I first knew about Blessed Titus Brandsma in Saint Mary’s High School in Dubai, United Arab Emirates in 1996. We were required to write about a modern saint or blessed to complete fifth year Bible class under a British secondary education curriculum.

The pinnacle of Blessed Titus’ life as a Carmelite priest, writer and professor of philosophy was his vigorous opposition to the Nazis in the Netherlands during World War II.

The Nazis arrested him in January 1942 after he tried to dissuade Dutch Catholic newspapers from printing Nazi propaganda, and slammed Nazi anti-Semitism in a pastoral letter adopted by the country’s bishops.

In retaliation, Adolf Hitler’s minions deported from the Netherlands at least 3,000 Jewish converts to Catholicism. Blessed Titus was moved to the Dachau concentration camp in Germany on June 13, 1942. On July 26, a doctor of the German SS administered lethal injection to him. Blessed Titus gave the doctor a rosary before he breathed his last.

Blessed Titus is the patron saint of Catholic journalists. Every two years, the Order of Carmelites in the Philippines hands out the Titus Brandsma Award in Leadership for Journalism to deserving media practitioners.
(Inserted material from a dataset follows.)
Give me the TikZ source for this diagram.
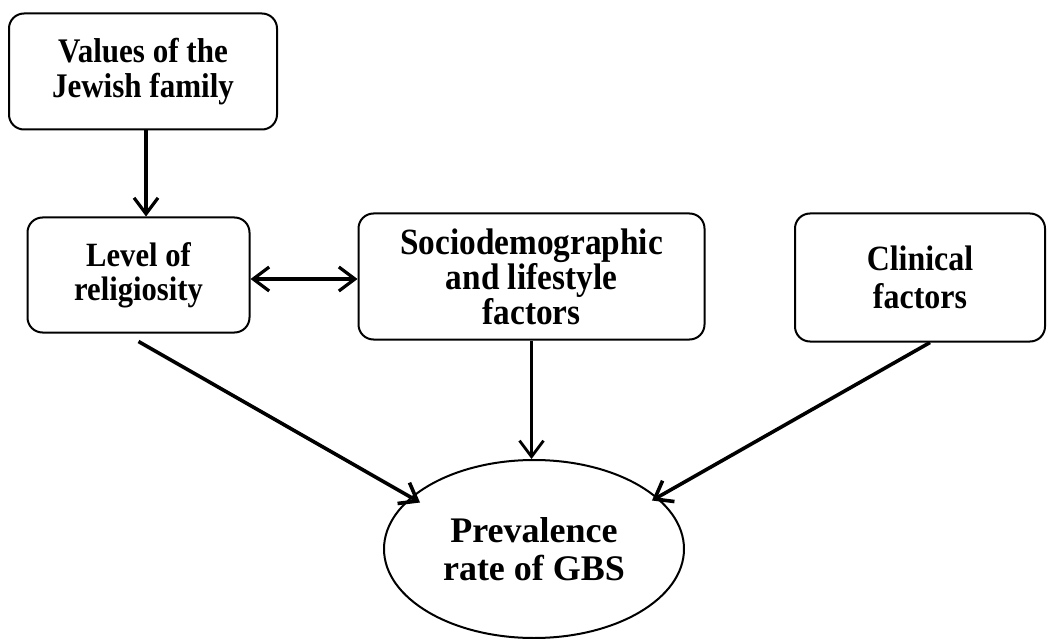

When he was still alive, in prison, Blessed Titus wrote a poem to God while looking at a picture of Jesus. The poem in part reads:

“All trouble is a white-lit joy/ That lights my darkest day;/ Thy love has turned to brightest light/ This night-like way.

“If I have Thee alone,/ the hours will bless/ With still, cold hands of love/ My utter loneliness.

“Stay with me Jesus, Only stay;/  I shall not fear/ If, reaching out my hand,/ I feel Thee near.”